Filed by Life Storage, Inc.
(Commission File No. 001-13820)
Pursuant to Rule 425 under the Securities Act of 1933
and deemed filed pursuant to Rule 14a-12
under the Securities Exchange Act of 1934
Subject Company: Life Storage, Inc.
(Commission File No. 001-13820)
This filing relates to the proposed merger involving Extra Space Storage Inc., a Maryland corporation (Extra Space), Extra Space Storage LP, a
Delaware limited partnership (Parent OP), Eros Merger Sub, LLC, a Delaware limited liability company and a wholly owned subsidiary of Parent (Extra Space Merger Sub), Eros OP Merger Sub, LLC, a Delaware limited liability
company and a wholly owned subsidiary of Parent OP (together with Parent, Parent OP and Extra Space Merger Sub, the Parent Parties), Life Storage, Inc., a Maryland corporation (the Life Storage), and Life Storage LP, a
Delaware limited partnership (the Partnership and, together with Life Storage, the Acquired Parties), pursuant to the terms of that certain Agreement and Plan of Merger, dated as of April 2, 2023, as amended on
May 18, 2023, by and among the Parent Parties and the Acquired Parties.
June 21, 2023
Dear Fellow Stockholder:
We have previously sent to you proxy
material for the special meeting of stockholders of Life Storage, Inc., to be held on July 18, 2023. Your board of directors unanimously recommends that stockholders vote FOR the proposed merger with Extra Space Storage Inc.
Your vote is important, no matter how many or how few shares you may own.
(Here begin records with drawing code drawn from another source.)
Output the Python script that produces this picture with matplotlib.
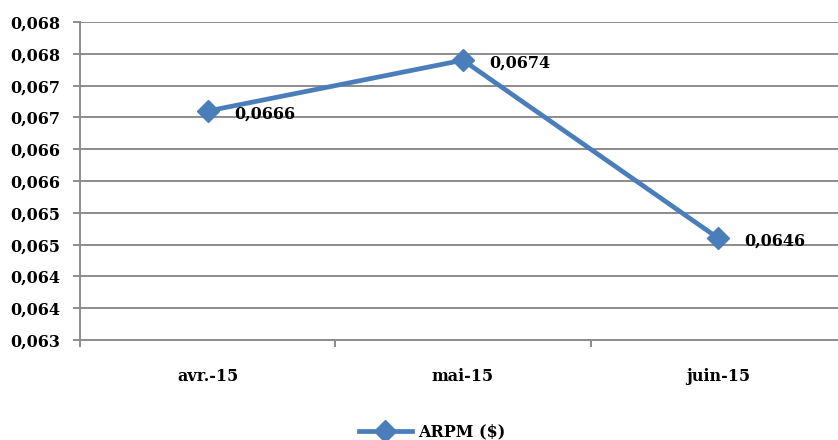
import matplotlib
matplotlib.use("Agg")
import matplotlib.pyplot as plt
from matplotlib.ticker import FixedLocator

categories = ["avr.-15", "mai-15", "juin-15"]
arpm_values = [0.0666, 0.0674, 0.0646]
value_labels = ["0,0666", "0,0674", "0,0646"]
y_ticks = [0.0630, 0.0635, 0.0640, 0.0645, 0.0650, 0.0655, 0.0660, 0.0665, 0.0670, 0.0675, 0.0680]
y_tick_labels = ["0,063", "0,064", "0,064", "0,065", "0,065", "0,066", "0,066", "0,067", "0,067", "0,068", "0,068"]
series_name = "ARPM ($)"

plt.rcParams['font.family'] = ['DejaVu Serif']
plt.rcParams['font.weight'] = 'bold'

W, H = 838, 440
fig = plt.figure(figsize=(W / 100, H / 100), dpi=100)
ax = fig.add_axes([80 / W, (H - 340) / H, (846 - 80) / W, (340 - 22) / H])

color = "#4A7EBB"
grid_c = "#8C8C8C"
fs = 11.5
x = list(range(len(categories)))
line, = ax.plot(x, arpm_values, color=color, lw=3.4, marker="D", markersize=11,
                label=series_name, zorder=3, clip_on=False)

for xi, v, lab in zip(x, arpm_values, value_labels):
    ax.annotate(lab, (xi, v), xytext=(19, -2), textcoords="offset points",
                ha="left", va="center", fontsize=fs, fontweight="bold", color="black")

ax.set_xlim(-0.5, 2.5)
ax.set_ylim(0.0630, 0.0680)
ax.yaxis.set_major_locator(FixedLocator(y_ticks))
ax.set_yticklabels(y_tick_labels)
ax.set_xticks(x)
ax.set_xticklabels(categories)
ax.set_xticks([-0.5, 0.5, 1.5, 2.5], minor=True)

ax.grid(axis="y", color=grid_c, lw=1.4)
ax.set_axisbelow(True)
for s in ["top", "right"]:
    ax.spines[s].set_visible(False)
for s in ["left", "bottom"]:
    ax.spines[s].set_color(grid_c)
    ax.spines[s].set_linewidth(1.4)

ax.tick_params(axis="y", which="major", length=5, width=1.4, color=grid_c,
               labelsize=fs, pad=9)
ax.tick_params(axis="x", which="major", length=0, labelsize=fs, pad=20)
ax.tick_params(axis="x", which="minor", length=5, width=1.4, color=grid_c)
for lbl in ax.get_xticklabels() + ax.get_yticklabels():
    lbl.set_fontweight("bold")

fig.legend(handles=[line], labels=[series_name], loc="center",
           bbox_to_anchor=(432 / W, 8 / H), frameon=False,
           handlelength=3.3, handletextpad=0.4, prop={"weight": "bold", "size": fs})

fig.savefig("out.png", dpi=100)
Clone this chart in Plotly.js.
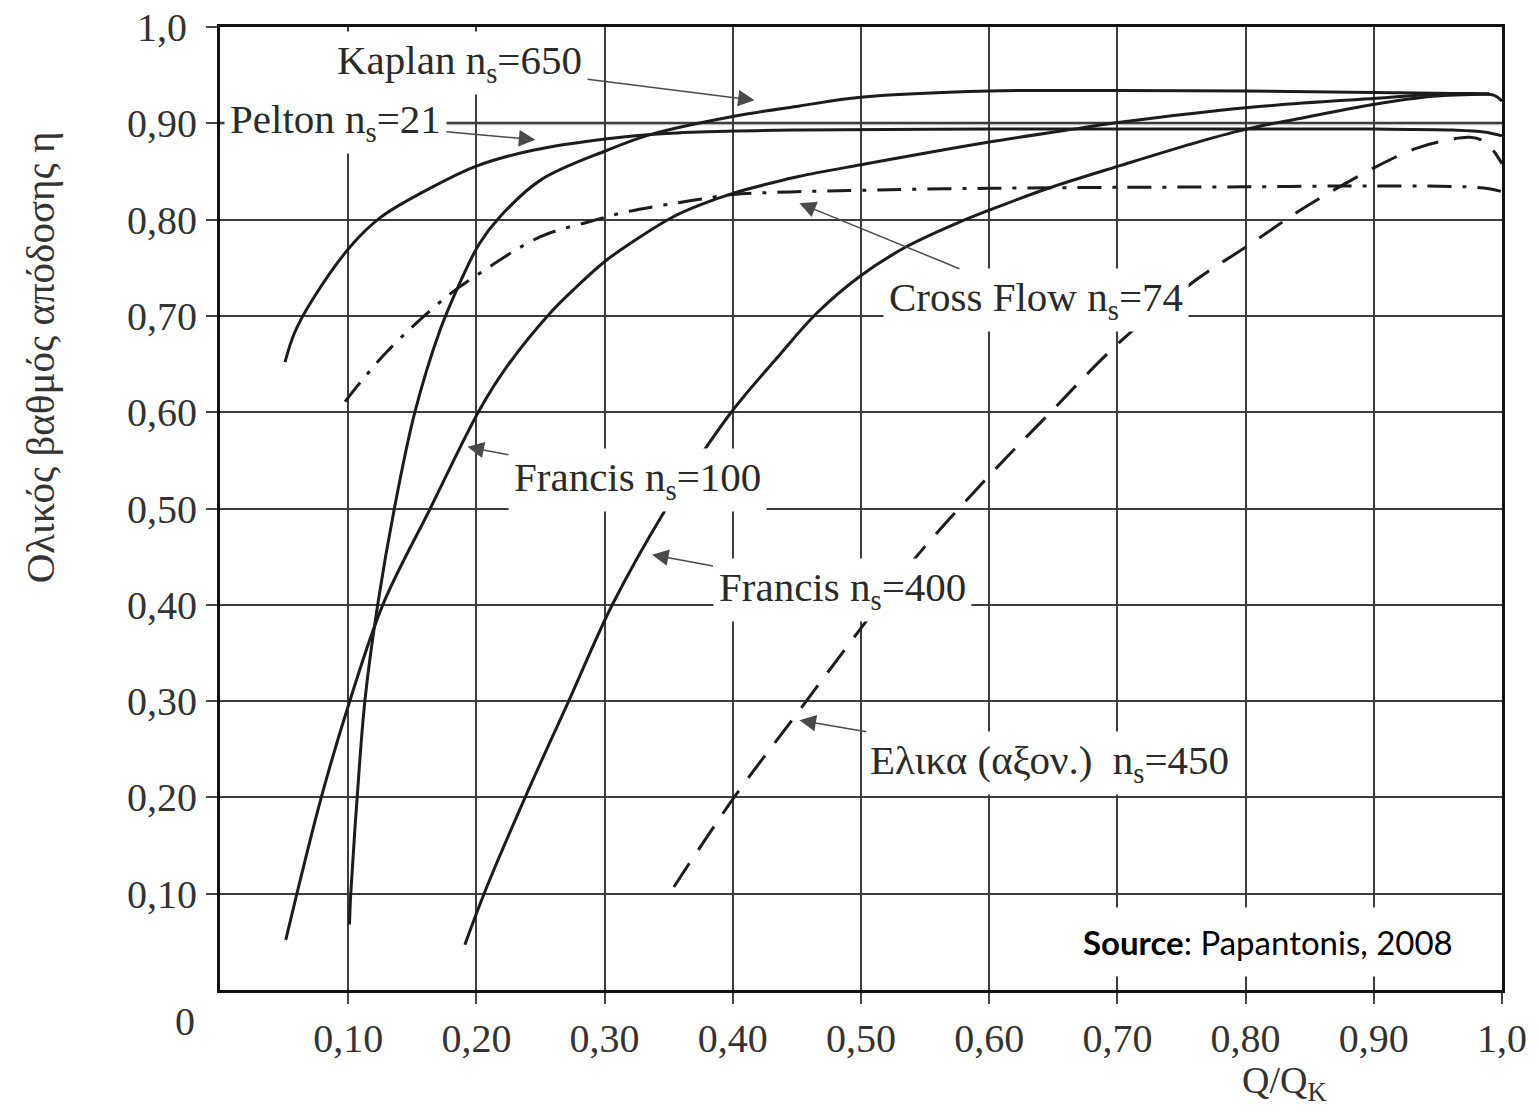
<!DOCTYPE html>
<html>
<head>
<meta charset="utf-8">
<script src="https://cdn.plot.ly/plotly-3.0.1.min.js"></script>
<style>
  html, body { margin: 0; padding: 0; background: #ffffff; }
  #chart { width: 1539px; height: 1117px; }
</style>
</head>
<body>
<div id="chart"></div>
<script>
// ---------------- data ----------------
const seriesNames = [
  'Kaplan n<sub>s</sub>=650',
  'Pelton n<sub>s</sub>=21',
  'Cross Flow n<sub>s</sub>=74',
  'Francis n<sub>s</sub>=100',
  'Francis n<sub>s</sub>=400',
  'Ελικα (αξον.) \u00a0n<sub>s</sub>=450'
];

const peltonX = [0.0507, 0.058, 0.072, 0.1017, 0.125, 0.166, 0.201, 0.244, 0.302, 0.348, 0.40, 0.452, 0.60, 0.764, 0.90, 0.962, 0.986, 1.0];
const peltonY = [0.652, 0.682, 0.7165, 0.772, 0.802, 0.834, 0.856, 0.872, 0.884, 0.8895, 0.892, 0.893, 0.894, 0.894, 0.894, 0.893, 0.891, 0.887];

const kaplanX = [0.101, 0.102, 0.107, 0.113, 0.123, 0.136, 0.152, 0.1716, 0.187, 0.2023, 0.2184, 0.25, 0.302, 0.335, 0.40, 0.452, 0.50, 0.60, 0.70, 0.80, 0.90, 0.96, 0.994, 1.0];
const kaplanY = [0.068, 0.10, 0.20, 0.30, 0.40, 0.50, 0.60, 0.685, 0.734, 0.775, 0.803, 0.841, 0.872, 0.888, 0.907, 0.918, 0.927, 0.9335, 0.934, 0.9335, 0.932, 0.931, 0.929, 0.923];

const crossFlowX = [0.0975, 0.13, 0.1768, 0.2023, 0.2496, 0.2886, 0.317, 0.369, 0.40, 0.445, 0.50, 0.60, 0.70, 0.80, 0.90, 0.972, 0.99, 1.0];
const crossFlowY = [0.611, 0.6625, 0.72, 0.744, 0.782, 0.798, 0.808, 0.820, 0.826, 0.8287, 0.8305, 0.8325, 0.8335, 0.834, 0.835, 0.834, 0.832, 0.829];

const francis100X = [0.0513, 0.079, 0.101, 0.127, 0.164, 0.2023, 0.2236, 0.2574, 0.2756, 0.3016, 0.3276, 0.3536, 0.374, 0.40, 0.43, 0.452, 0.50, 0.60, 0.671, 0.702, 0.802, 0.902, 0.946, 0.99];
const francis100Y = [0.052, 0.20, 0.299, 0.40, 0.50, 0.602, 0.647, 0.7027, 0.727, 0.758, 0.782, 0.803, 0.815, 0.8273, 0.838, 0.845, 0.857, 0.8806, 0.895, 0.901, 0.9164, 0.926, 0.930, 0.9305];

const francis400X = [0.191, 0.206, 0.238, 0.272, 0.306, 0.348, 0.3744, 0.40, 0.4368, 0.4654, 0.4987, 0.5356, 0.5746, 0.6084, 0.645, 0.702, 0.764, 0.803, 0.842, 0.902, 0.946, 0.99];
const francis400Y = [0.047, 0.10, 0.20, 0.30, 0.40, 0.50, 0.554, 0.602, 0.66, 0.7027, 0.7407, 0.772, 0.7962, 0.814, 0.832, 0.856, 0.881, 0.8947, 0.905, 0.92, 0.928, 0.9305];

const propellerX = [0.354, 0.401, 0.45, 0.499, 0.541, 0.60, 0.645, 0.702, 0.762, 0.802, 0.845, 0.902, 0.933, 0.955, 0.975, 0.985, 0.993, 1.0];
const propellerY = [0.107, 0.20, 0.287, 0.374, 0.4465, 0.534, 0.596, 0.673, 0.738, 0.773, 0.8117, 0.855, 0.874, 0.882, 0.8855, 0.882, 0.872, 0.858];

const xTickVals = [0.1, 0.2, 0.3, 0.4, 0.5, 0.6, 0.7, 0.8, 0.9, 1.0];
const xTickText = ['0,10', '0,20', '0,30', '0,40', '0,50', '0,60', '0,70', '0,80', '0,90', '1,0'];
const yTickVals = [0.1, 0.2, 0.3, 0.4, 0.5, 0.6, 0.7, 0.8, 0.9, 1.0];
const yTickText = ['0,10', '0,20', '0,30', '0,40', '0,50', '0,60', '0,70', '0,80', '0,90', '1,0\u2005'];

const yTitleText = 'Ολικός βαθμός απόδοσης η';
const xTitleText = 'Q/Q<sub>K</sub>';
const originText = '0';
const sourceText = '<b>Source</b>: Papantonis, 2008';
const highlightGridValue = 0.9;

// ---------------- styling ----------------
const serif = 'Liberation Serif, Times New Roman, serif';
const ink = '#1c1c1c';

function curve(x, y, dash) {
  return {
    x: x, y: y, type: 'scatter', mode: 'lines', hoverinfo: 'skip',
    line: { color: ink, width: 3, shape: 'spline', smoothing: 1.0, dash: dash || 'solid' }
  };
}

const traces = [
  curve(kaplanX, kaplanY),
  curve(peltonX, peltonY),
  curve(crossFlowX, crossFlowY, '24px,11px,4px,11px'),
  curve(francis100X, francis100Y),
  curve(francis400X, francis400Y),
  curve(propellerX, propellerY, '28px,16px')
];

// label annotations: arrow tip on the curve, text offset in pixels
const labelPlacement = [
  { tx: 0.417, ty: 0.924, ax: -295, ay: -37 },
  { tx: 0.246, ty: 0.883, ax: -200, ay: -18 },
  { tx: 0.452, ty: 0.817, ax: 237, ay: 97 },
  { tx: 0.193, ty: 0.564, ax: 170, ay: 33 },
  { tx: 0.337, ty: 0.452, ax: 190, ay: 35 },
  { tx: 0.452, ty: 0.280, ax: 250, ay: 43 }
];

const annotations = seriesNames.map((name, i) => ({
  x: labelPlacement[i].tx, y: labelPlacement[i].ty, xref: 'x', yref: 'y',
  text: name, showarrow: true,
  ax: labelPlacement[i].ax, ay: labelPlacement[i].ay,
  arrowhead: 2, arrowsize: 2.2, arrowwidth: 1.5, arrowcolor: '#4a4a4a',
  bgcolor: 'white', borderpad: 5,
  font: { family: serif, size: 41, color: '#2a2a2a' }
}));

annotations.push(
  { xref: 'paper', yref: 'paper', x: -0.1404, y: 0.657, text: yTitleText, textangle: -90,
    showarrow: false, xanchor: 'center', yanchor: 'middle',
    font: { family: serif, size: 41, color: '#333' } },
  { xref: 'paper', yref: 'paper', x: 0.8307, y: -0.0966, text: xTitleText,
    showarrow: false, xanchor: 'center', yanchor: 'middle',
    font: { family: serif, size: 38, color: '#333' } },
  { xref: 'paper', yref: 'paper', x: -0.0273, y: -0.0332, text: originText,
    showarrow: false, xanchor: 'center', yanchor: 'middle',
    font: { family: serif, size: 40, color: '#333' } },
  { xref: 'paper', yref: 'paper', x: 0.8175, y: 0.0498, text: sourceText,
    showarrow: false, xanchor: 'center', yanchor: 'middle',
    bgcolor: 'white', borderpad: 14,
    font: { family: 'Lato, Carlito, Calibri, sans-serif', size: 33, color: '#000' } }
);

const axisCommon = {
  range: [0, 1], showgrid: true, gridcolor: '#3c3c3c', gridwidth: 2,
  showline: true, linecolor: '#111', linewidth: 3, mirror: true,
  ticks: 'outside', ticklen: 11, tickwidth: 2, tickcolor: '#444',
  zeroline: false, fixedrange: true,
  tickfont: { family: serif, size: 40, color: '#333' }
};

const layout = {
  width: 1539, height: 1117,
  margin: { l: 220, r: 37, t: 27, b: 127, pad: 0 },
  paper_bgcolor: 'white', plot_bgcolor: 'white',
  showlegend: false,
  font: { family: serif, color: '#222' },
  xaxis: Object.assign({}, axisCommon, { tickvals: xTickVals, ticktext: xTickText, ticklabelstandoff: 0 }),
  yaxis: Object.assign({}, axisCommon, { tickvals: yTickVals, ticktext: yTickText, ticklabelstandoff: 1 }),
  shapes: [
    { type: 'line', xref: 'paper', x0: 0, x1: 1, yref: 'y', y0: highlightGridValue, y1: highlightGridValue,
      line: { color: '#b8b8b8', width: 4 }, layer: 'between' }
  ],
  annotations: annotations
};

Plotly.newPlot('chart', traces, layout, { displayModeBar: false, staticPlot: true });
</script>
</body>
</html>
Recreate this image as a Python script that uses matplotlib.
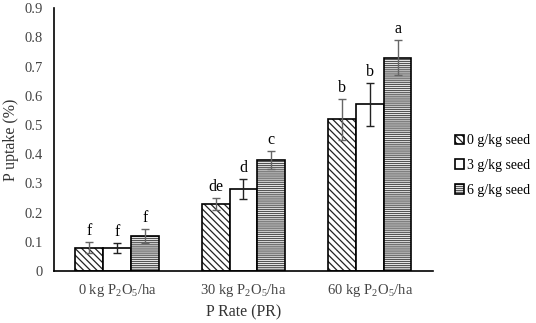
import numpy as np
import matplotlib
matplotlib.use("Agg")
import matplotlib.pyplot as plt

plt.rcParams['font.family'] = ['Liberation Serif', 'DejaVu Serif']
plt.rcParams['mathtext.fontset'] = 'custom'
plt.rcParams['mathtext.rm'] = 'Liberation Serif'
plt.rcParams['hatch.linewidth'] = 0.9

groups = [r'0 kg P$_2$O$_5$/ha', r'30 kg P$_2$O$_5$/ha', r'60 kg P$_2$O$_5$/ha']
series = ['0 g/kg seed', '3 g/kg seed', '6 g/kg seed']
values = [[0.08, 0.23, 0.52],
          [0.08, 0.28, 0.57],
          [0.12, 0.38, 0.73]]
errors = [[0.02, 0.02, 0.07],
          [0.017, 0.035, 0.075],
          [0.023, 0.03, 0.06]]
letters = [['f', 'de', 'b'],
           ['f', 'd', 'b'],
           ['f', 'c', 'a']]
hatches = ['\\\\\\\\\\', '', '--------']
hatch_cols = ['#222222', 'black', '#555555']
err_cols = ['#666666', '#222222', '#666666']

fig = plt.figure(figsize=(5.36, 3.23), dpi=100)
ax = fig.add_axes([0.1007, 0.161, 0.707, 0.814])

x = np.arange(len(groups))
w = 0.22
for i in range(3):
    pos = x + (i - 1) * w
    bars = ax.bar(pos, values[i], w, color='white', edgecolor='black',
                  linewidth=1.2, hatch=hatches[i], label=series[i])
    for b in bars:
        b._hatch_color = matplotlib.colors.to_rgba(hatch_cols[i])
    ax.errorbar(pos, values[i], yerr=errors[i], fmt='none', ecolor=err_cols[i],
                elinewidth=1.0, capsize=3, capthick=1.0)
    for p, v, e, t in zip(pos, values[i], errors[i], letters[i]):
        ax.text(p, v + e + 0.01, t, ha='center', va='bottom', fontsize=11.5)

ax.set_xlim(-0.5, 2.5)
ax.set_ylim(0, 0.9)
ax.set_yticks(np.arange(0, 0.91, 0.1))
ax.set_yticklabels(['0'] + ['%.1f' % v for v in np.arange(0.1, 0.91, 0.1)])
ax.set_xticks(x)
ax.set_xticklabels(groups)
ax.tick_params(axis='both', length=0, labelsize=10.5, labelcolor='#444444', pad=8)
for s in ['top', 'right']:
    ax.spines[s].set_visible(False)
ax.spines['left'].set_linewidth(1.2)
ax.spines['bottom'].set_linewidth(1.2)
ax.set_ylabel('P uptake (%)', fontsize=11.5, color='#333333')
ax.set_xlabel('P Rate (PR)', fontsize=11.5, labelpad=4, color='#333333')

fig.legend(loc='center left', bbox_to_anchor=(0.848, 0.487), frameon=False,
           fontsize=10, handlelength=0.7, handleheight=0.7, handletextpad=0.2,
           labelspacing=0.85, borderaxespad=0, borderpad=0)

fig.savefig('out.png', dpi=100)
If you have not already done so, please vote TODAY by telephone,
via the Internet, or by signing, dating and returning the enclosed proxy card in the envelope provided.
Very truly yours,
ALEXANDER E. GRESS
Secretary
REMEMBER:
You can vote your shares by telephone, or via the Internet.
Please follow the easy instructions on the enclosed proxy card.
If you have any questions or need assistance in voting
your shares, please call our proxy solicitor,
INNISFREE M&A INCORPORATED,
TOLL-FREE at (877) 825-8793.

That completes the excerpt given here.